• _DATA SEGMENT_:
────────────────────

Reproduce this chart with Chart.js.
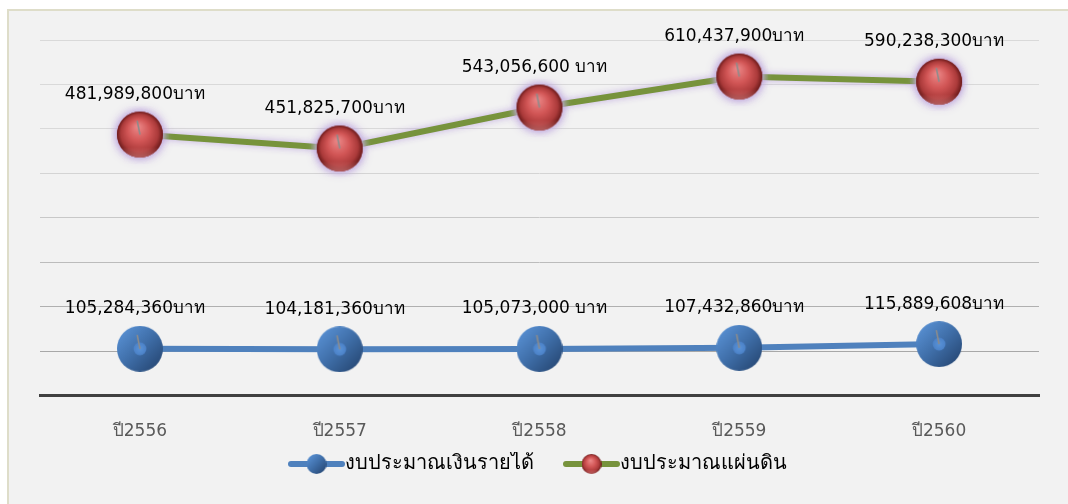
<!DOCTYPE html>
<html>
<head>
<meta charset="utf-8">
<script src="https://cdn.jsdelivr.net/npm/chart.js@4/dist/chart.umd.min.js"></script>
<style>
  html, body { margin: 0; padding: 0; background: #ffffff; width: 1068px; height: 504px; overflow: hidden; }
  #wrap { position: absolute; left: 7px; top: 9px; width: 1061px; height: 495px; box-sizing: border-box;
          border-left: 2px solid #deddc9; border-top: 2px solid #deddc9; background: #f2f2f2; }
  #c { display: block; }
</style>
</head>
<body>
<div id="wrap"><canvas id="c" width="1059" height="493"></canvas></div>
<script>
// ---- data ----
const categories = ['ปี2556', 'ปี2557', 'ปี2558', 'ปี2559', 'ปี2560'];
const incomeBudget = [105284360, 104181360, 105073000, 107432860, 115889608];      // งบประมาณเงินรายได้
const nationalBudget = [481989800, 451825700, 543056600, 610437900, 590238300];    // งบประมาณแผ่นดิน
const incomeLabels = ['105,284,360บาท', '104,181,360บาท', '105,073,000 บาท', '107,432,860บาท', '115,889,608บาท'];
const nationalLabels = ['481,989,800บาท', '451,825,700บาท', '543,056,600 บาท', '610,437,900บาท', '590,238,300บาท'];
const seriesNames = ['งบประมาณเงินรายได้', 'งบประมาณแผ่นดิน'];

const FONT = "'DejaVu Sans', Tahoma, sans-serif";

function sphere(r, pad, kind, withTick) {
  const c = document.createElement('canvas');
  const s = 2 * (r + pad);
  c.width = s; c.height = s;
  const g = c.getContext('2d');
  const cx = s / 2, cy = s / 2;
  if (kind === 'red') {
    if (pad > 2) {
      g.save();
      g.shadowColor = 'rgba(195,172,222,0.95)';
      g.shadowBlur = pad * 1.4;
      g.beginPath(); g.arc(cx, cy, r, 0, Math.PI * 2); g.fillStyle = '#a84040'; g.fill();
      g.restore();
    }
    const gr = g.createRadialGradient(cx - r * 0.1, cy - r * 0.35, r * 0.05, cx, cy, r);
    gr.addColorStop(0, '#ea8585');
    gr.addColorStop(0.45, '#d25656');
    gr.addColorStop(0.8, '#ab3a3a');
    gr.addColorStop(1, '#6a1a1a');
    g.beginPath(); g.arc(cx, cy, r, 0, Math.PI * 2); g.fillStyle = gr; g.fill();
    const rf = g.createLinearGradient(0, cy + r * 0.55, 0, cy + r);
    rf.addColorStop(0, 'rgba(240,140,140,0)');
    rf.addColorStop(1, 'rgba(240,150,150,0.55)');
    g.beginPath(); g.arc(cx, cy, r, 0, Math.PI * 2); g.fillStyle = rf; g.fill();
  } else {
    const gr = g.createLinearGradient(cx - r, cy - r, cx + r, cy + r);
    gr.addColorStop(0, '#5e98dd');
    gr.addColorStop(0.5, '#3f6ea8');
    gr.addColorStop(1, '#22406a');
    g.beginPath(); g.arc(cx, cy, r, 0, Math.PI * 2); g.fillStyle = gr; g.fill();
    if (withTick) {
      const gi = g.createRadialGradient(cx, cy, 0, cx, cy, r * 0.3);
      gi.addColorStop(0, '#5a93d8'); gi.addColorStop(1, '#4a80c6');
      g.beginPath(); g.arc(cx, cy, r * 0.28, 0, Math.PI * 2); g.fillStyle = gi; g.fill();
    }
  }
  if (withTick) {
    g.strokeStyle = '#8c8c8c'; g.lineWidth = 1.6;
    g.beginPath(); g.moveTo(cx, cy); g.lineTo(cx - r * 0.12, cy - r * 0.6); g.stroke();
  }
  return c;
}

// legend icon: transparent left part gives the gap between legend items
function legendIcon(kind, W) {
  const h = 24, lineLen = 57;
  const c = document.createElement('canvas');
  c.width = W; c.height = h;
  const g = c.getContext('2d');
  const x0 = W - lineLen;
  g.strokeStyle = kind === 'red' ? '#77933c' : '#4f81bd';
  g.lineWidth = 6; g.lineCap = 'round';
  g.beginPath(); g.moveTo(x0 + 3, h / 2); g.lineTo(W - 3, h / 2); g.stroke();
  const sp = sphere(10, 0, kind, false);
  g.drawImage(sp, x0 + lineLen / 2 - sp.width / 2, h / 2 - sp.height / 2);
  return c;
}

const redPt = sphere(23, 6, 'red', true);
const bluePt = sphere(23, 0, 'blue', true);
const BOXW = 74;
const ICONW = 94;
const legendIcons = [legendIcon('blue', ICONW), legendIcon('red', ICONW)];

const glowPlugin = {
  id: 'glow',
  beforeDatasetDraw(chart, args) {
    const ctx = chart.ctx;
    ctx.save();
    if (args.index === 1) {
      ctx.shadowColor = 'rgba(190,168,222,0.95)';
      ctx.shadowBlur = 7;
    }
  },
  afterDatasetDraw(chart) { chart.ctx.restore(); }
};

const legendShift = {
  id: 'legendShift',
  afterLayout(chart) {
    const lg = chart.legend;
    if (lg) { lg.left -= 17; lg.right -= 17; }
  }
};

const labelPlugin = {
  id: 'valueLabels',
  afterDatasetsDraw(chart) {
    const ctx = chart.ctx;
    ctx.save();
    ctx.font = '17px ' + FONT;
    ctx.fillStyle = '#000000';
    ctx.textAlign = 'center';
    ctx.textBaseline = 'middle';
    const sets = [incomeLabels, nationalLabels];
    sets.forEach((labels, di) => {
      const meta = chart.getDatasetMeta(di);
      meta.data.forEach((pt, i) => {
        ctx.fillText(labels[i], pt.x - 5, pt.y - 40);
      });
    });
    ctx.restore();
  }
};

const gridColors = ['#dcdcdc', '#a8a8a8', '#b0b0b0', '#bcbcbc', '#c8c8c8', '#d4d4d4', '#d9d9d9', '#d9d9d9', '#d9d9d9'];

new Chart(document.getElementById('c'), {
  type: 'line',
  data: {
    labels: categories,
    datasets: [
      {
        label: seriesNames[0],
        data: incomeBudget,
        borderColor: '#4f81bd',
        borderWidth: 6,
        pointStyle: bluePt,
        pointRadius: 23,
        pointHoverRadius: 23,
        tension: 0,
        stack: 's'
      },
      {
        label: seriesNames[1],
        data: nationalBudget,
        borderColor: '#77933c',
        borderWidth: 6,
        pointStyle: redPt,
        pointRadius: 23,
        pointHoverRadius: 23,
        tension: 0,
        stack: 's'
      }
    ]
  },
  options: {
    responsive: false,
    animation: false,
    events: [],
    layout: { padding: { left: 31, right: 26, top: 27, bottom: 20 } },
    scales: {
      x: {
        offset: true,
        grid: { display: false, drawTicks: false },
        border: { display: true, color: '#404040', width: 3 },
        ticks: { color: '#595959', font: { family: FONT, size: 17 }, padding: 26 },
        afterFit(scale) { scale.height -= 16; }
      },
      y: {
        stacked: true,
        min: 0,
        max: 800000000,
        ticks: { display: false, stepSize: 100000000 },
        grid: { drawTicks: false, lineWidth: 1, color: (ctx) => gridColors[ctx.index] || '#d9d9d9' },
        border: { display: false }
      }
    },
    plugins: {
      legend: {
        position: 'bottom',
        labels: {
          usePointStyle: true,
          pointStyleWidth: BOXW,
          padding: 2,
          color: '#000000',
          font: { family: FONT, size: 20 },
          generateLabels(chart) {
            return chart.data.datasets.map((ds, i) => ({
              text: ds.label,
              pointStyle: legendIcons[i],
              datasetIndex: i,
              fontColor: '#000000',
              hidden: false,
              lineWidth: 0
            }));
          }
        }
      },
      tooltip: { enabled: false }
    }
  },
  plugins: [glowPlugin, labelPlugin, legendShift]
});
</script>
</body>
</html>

────────────────────

• _EXERCISE PROMPT_:
Copy every line of the data exactly as written, excluding the pictures.

• _CORRECT ANSWER_:
Reproduce this chart with Chart.js.
<!DOCTYPE html>
<html>
<head>
<meta charset="utf-8">
<script src="https://cdn.jsdelivr.net/npm/chart.js@4/dist/chart.umd.min.js"></script>
<style>
  html, body { margin: 0; padding: 0; background: #ffffff; width: 1068px; height: 504px; overflow: hidden; }
  #wrap { position: absolute; left: 7px; top: 9px; width: 1061px; height: 495px; box-sizing: border-box;
          border-left: 2px solid #deddc9; border-top: 2px solid #deddc9; background: #f2f2f2; }
  #c { display: block; }
</style>
</head>
<body>
<div id="wrap"><canvas id="c" width="1059" height="493"></canvas></div>
<script>
// ---- data ----
const categories = ['ปี2556', 'ปี2557', 'ปี2558', 'ปี2559', 'ปี2560'];
const incomeBudget = [105284360, 104181360, 105073000, 107432860, 115889608];      // งบประมาณเงินรายได้
const nationalBudget = [481989800, 451825700, 543056600, 610437900, 590238300];    // งบประมาณแผ่นดิน
const incomeLabels = ['105,284,360บาท', '104,181,360บาท', '105,073,000 บาท', '107,432,860บาท', '115,889,608บาท'];
const nationalLabels = ['481,989,800บาท', '451,825,700บาท', '543,056,600 บาท', '610,437,900บาท', '590,238,300บาท'];
const seriesNames = ['งบประมาณเงินรายได้', 'งบประมาณแผ่นดิน'];

const FONT = "'DejaVu Sans', Tahoma, sans-serif";

function sphere(r, pad, kind, withTick) {
  const c = document.createElement('canvas');
  const s = 2 * (r + pad);
  c.width = s; c.height = s;
  const g = c.getContext('2d');
  const cx = s / 2, cy = s / 2;
  if (kind === 'red') {
    if (pad > 2) {
      g.save();
      g.shadowColor = 'rgba(195,172,222,0.95)';
      g.shadowBlur = pad * 1.4;
      g.beginPath(); g.arc(cx, cy, r, 0, Math.PI * 2); g.fillStyle = '#a84040'; g.fill();
      g.restore();
    }
    const gr = g.createRadialGradient(cx - r * 0.1, cy - r * 0.35, r * 0.05, cx, cy, r);
    gr.addColorStop(0, '#ea8585');
    gr.addColorStop(0.45, '#d25656');
    gr.addColorStop(0.8, '#ab3a3a');
    gr.addColorStop(1, '#6a1a1a');
    g.beginPath(); g.arc(cx, cy, r, 0, Math.PI * 2); g.fillStyle = gr; g.fill();
    const rf = g.createLinearGradient(0, cy + r * 0.55, 0, cy + r);
    rf.addColorStop(0, 'rgba(240,140,140,0)');
    rf.addColorStop(1, 'rgba(240,150,150,0.55)');
    g.beginPath(); g.arc(cx, cy, r, 0, Math.PI * 2); g.fillStyle = rf; g.fill();
  } else {
    const gr = g.createLinearGradient(cx - r, cy - r, cx + r, cy + r);
    gr.addColorStop(0, '#5e98dd');
    gr.addColorStop(0.5, '#3f6ea8');
    gr.addColorStop(1, '#22406a');
    g.beginPath(); g.arc(cx, cy, r, 0, Math.PI * 2); g.fillStyle = gr; g.fill();
    if (withTick) {
      const gi = g.createRadialGradient(cx, cy, 0, cx, cy, r * 0.3);
      gi.addColorStop(0, '#5a93d8'); gi.addColorStop(1, '#4a80c6');
      g.beginPath(); g.arc(cx, cy, r * 0.28, 0, Math.PI * 2); g.fillStyle = gi; g.fill();
    }
  }
  if (withTick) {
    g.strokeStyle = '#8c8c8c'; g.lineWidth = 1.6;
    g.beginPath(); g.moveTo(cx, cy); g.lineTo(cx - r * 0.12, cy - r * 0.6); g.stroke();
  }
  return c;
}

// legend icon: transparent left part gives the gap between legend items
function legendIcon(kind, W) {
  const h = 24, lineLen = 57;
  const c = document.createElement('canvas');
  c.width = W; c.height = h;
  const g = c.getContext('2d');
  const x0 = W - lineLen;
  g.strokeStyle = kind === 'red' ? '#77933c' : '#4f81bd';
  g.lineWidth = 6; g.lineCap = 'round';
  g.beginPath(); g.moveTo(x0 + 3, h / 2); g.lineTo(W - 3, h / 2); g.stroke();
  const sp = sphere(10, 0, kind, false);
  g.drawImage(sp, x0 + lineLen / 2 - sp.width / 2, h / 2 - sp.height / 2);
  return c;
}

const redPt = sphere(23, 6, 'red', true);
const bluePt = sphere(23, 0, 'blue', true);
const BOXW = 74;
const ICONW = 94;
const legendIcons = [legendIcon('blue', ICONW), legendIcon('red', ICONW)];

const glowPlugin = {
  id: 'glow',
  beforeDatasetDraw(chart, args) {
    const ctx = chart.ctx;
    ctx.save();
    if (args.index === 1) {
      ctx.shadowColor = 'rgba(190,168,222,0.95)';
      ctx.shadowBlur = 7;
    }
  },
  afterDatasetDraw(chart) { chart.ctx.restore(); }
};

const legendShift = {
  id: 'legendShift',
  afterLayout(chart) {
    const lg = chart.legend;
    if (lg) { lg.left -= 17; lg.right -= 17; }
  }
};

const labelPlugin = {
  id: 'valueLabels',
  afterDatasetsDraw(chart) {
    const ctx = chart.ctx;
    ctx.save();
    ctx.font = '17px ' + FONT;
    ctx.fillStyle = '#000000';
    ctx.textAlign = 'center';
    ctx.textBaseline = 'middle';
    const sets = [incomeLabels, nationalLabels];
    sets.forEach((labels, di) => {
      const meta = chart.getDatasetMeta(di);
      meta.data.forEach((pt, i) => {
        ctx.fillText(labels[i], pt.x - 5, pt.y - 40);
      });
    });
    ctx.restore();
  }
};

const gridColors = ['#dcdcdc', '#a8a8a8', '#b0b0b0', '#bcbcbc', '#c8c8c8', '#d4d4d4', '#d9d9d9', '#d9d9d9', '#d9d9d9'];

new Chart(document.getElementById('c'), {
  type: 'line',
  data: {
    labels: categories,
    datasets: [
      {
        label: seriesNames[0],
        data: incomeBudget,
        borderColor: '#4f81bd',
        borderWidth: 6,
        pointStyle: bluePt,
        pointRadius: 23,
        pointHoverRadius: 23,
        tension: 0,
        stack: 's'
      },
      {
        label: seriesNames[1],
        data: nationalBudget,
        borderColor: '#77933c',
        borderWidth: 6,
        pointStyle: redPt,
        pointRadius: 23,
        pointHoverRadius: 23,
        tension: 0,
        stack: 's'
      }
    ]
  },
  options: {
    responsive: false,
    animation: false,
    events: [],
    layout: { padding: { left: 31, right: 26, top: 27, bottom: 20 } },
    scales: {
      x: {
        offset: true,
        grid: { display: false, drawTicks: false },
        border: { display: true, color: '#404040', width: 3 },
        ticks: { color: '#595959', font: { family: FONT, size: 17 }, padding: 26 },
        afterFit(scale) { scale.height -= 16; }
      },
      y: {
        stacked: true,
        min: 0,
        max: 800000000,
        ticks: { display: false, stepSize: 100000000 },
        grid: { drawTicks: false, lineWidth: 1, color: (ctx) => gridColors[ctx.index] || '#d9d9d9' },
        border: { display: false }
      }
    },
    plugins: {
      legend: {
        position: 'bottom',
        labels: {
          usePointStyle: true,
          pointStyleWidth: BOXW,
          padding: 2,
          color: '#000000',
          font: { family: FONT, size: 20 },
          generateLabels(chart) {
            return chart.data.datasets.map((ds, i) => ({
              text: ds.label,
              pointStyle: legendIcons[i],
              datasetIndex: i,
              fontColor: '#000000',
              hidden: false,
              lineWidth: 0
            }));
          }
        }
      },
      tooltip: { enabled: false }
    }
  },
  plugins: [glowPlugin, labelPlugin, legendShift]
});
</script>
</body>
</html>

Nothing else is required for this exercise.